The Supreme Court has four major sets of cases left to decide before late June, touching birthright citizenship, removal power, transgender sports, and gun rights.
The Supreme Court is approaching the end of its October 2025 term with several high-stakes cases still undecided, including challenges to the Trump administration's executive order limiting birthright citizenship, the president's authority to remove members of independent agencies, transgender athlete participation under Title IX and the Equal Protection Clause, and a Second Amendment challenge to federal gun-possession restrictions [1]. Rulings are expected within weeks as the Court moves toward its traditional late-June adjournment [1].

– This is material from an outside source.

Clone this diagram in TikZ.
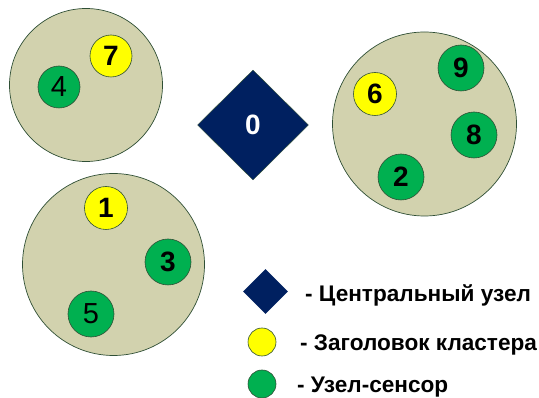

The pending cases span at least four distinct legal battles. In *Trump v. Barbara*, the justices will rule on whether the executive order restricting birthright citizenship comports with the Fourteenth Amendment [1]. In *Trump v. Slaughter*, the Court will address whether the president can remove members of independent regulatory agencies, a decision that carries direct implications for the legal insulation of the Federal Reserve [1]. *Little v. Heacox* and *West Virginia v. B.P.J.* present parallel constitutional and statutory questions about state laws barring transgender athletes from competing in sports consistent with their gender identity [1]. *United States v. Hemani* asks whether federal statutes prohibiting firearm possession by felons and drug users survive Second Amendment scrutiny under the Court's 2022 *Bruen* historical-tradition framework [1]. All four sets of cases have been fully argued and are awaiting opinions [1].
The cluster carries compounding significance. A ruling in *Slaughter* that broadly expands removal power could unsettle the statutory independence of financial regulators beyond the Federal Reserve, including the FDIC and the SEC [1]. A decision in *Trump v. Barbara* would mark the first time the Court has directly interpreted the citizenship clause of the Fourteenth Amendment in the context of an executive limitation, resolving a constitutional question that lower courts have split on in the current litigation cycle [1]. The transgender sports cases, consolidated from separate circuits, will give the Court its most direct opportunity yet to define the scope of Title IX's sex-discrimination protections alongside equal protection doctrine [1].
No ruling dates have been announced. The Court typically releases opinions on Thursdays and Fridays during the final weeks of the term, with the last batch expected before the end of June [1]. Observers will watch whether the justices issue any of these decisions together or in separate releases, a sequencing choice that can itself signal how the Court is managing the downstream political and legal fallout of the opinions.